LONDON/LAGOS, Aug 19 (Reuters) – Nigeria expects to lift its ban on Twitter before the end of the year, Information Minister Lai Mohammed told Reuters on Thursday, adding that the government was awaiting a response on three final requests made of the social media platform.
The ban, announced in June, has hurt Nigerian businesses and drawn widespread condemnation for its deleterious effect on freedom of expression and the ease of doing business in Africa’s most populous nation.
Mohammed said the government had reached agreements on seven of 10 requests made to Twitter but was waiting for the company’s response on final issues, including setting up a local office, paying tax locally and cooperating with the government to regulate content and harmful tweets.
“We certainly want to put this behind us before the end of the year,” Mohammed said.
Twitter declined to comment.
The government suspended Twitter on June 4 after it removed a post from President Muhammadu Buhari that threatened to punish regional secessionists.
It was a culmination of months of tension. Twitter Chief Executive Jack Dorsey’s posts encouraging donations to anti-police brutality protests last October and Twitter posts from Nnamdi Kanu, a Biafran separatist leader currently on trial in Abuja, infuriated authorities.
Mohammed said Twitter “made their platform the platform of choice for separatists”, and was suspended because it threatened national unity.

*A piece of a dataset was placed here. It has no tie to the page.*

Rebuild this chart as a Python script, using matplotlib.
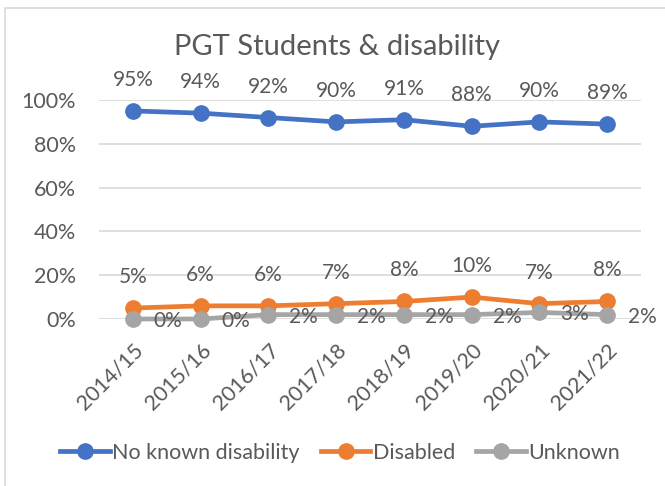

The ban is just one area of concern for free speech advocates. Nigeria dropped five spots, to 120, in the 2021 World Press Freedom Index compiled by Reporters Without Borders, which described Nigeria as one of the most dangerous and difficult West Africa countries for journalists.
Last month, Nigeria’s broadcasting regulator asked TV stations to curb their reporting of security issues in the country by withholding details of incidents and victims.
Mohammed said concerns over deteriorating freedom of speech were the result of misinformation. He added he was currently in Washington, D.C. meeting with journalists and opinion leaders in an effort to counter such misunderstandings.
While U.S. lawmakers put on hold a proposal to sell almost $1 billion of weapons to Nigeria over concerns about possible human rights abuses by the government, Mohammed said the issue was the purview of the foreign affairs minister. He added that Nigeria’s ambassador to the United States had also led a team to meet some congressional aides to reestablish the channels for communication.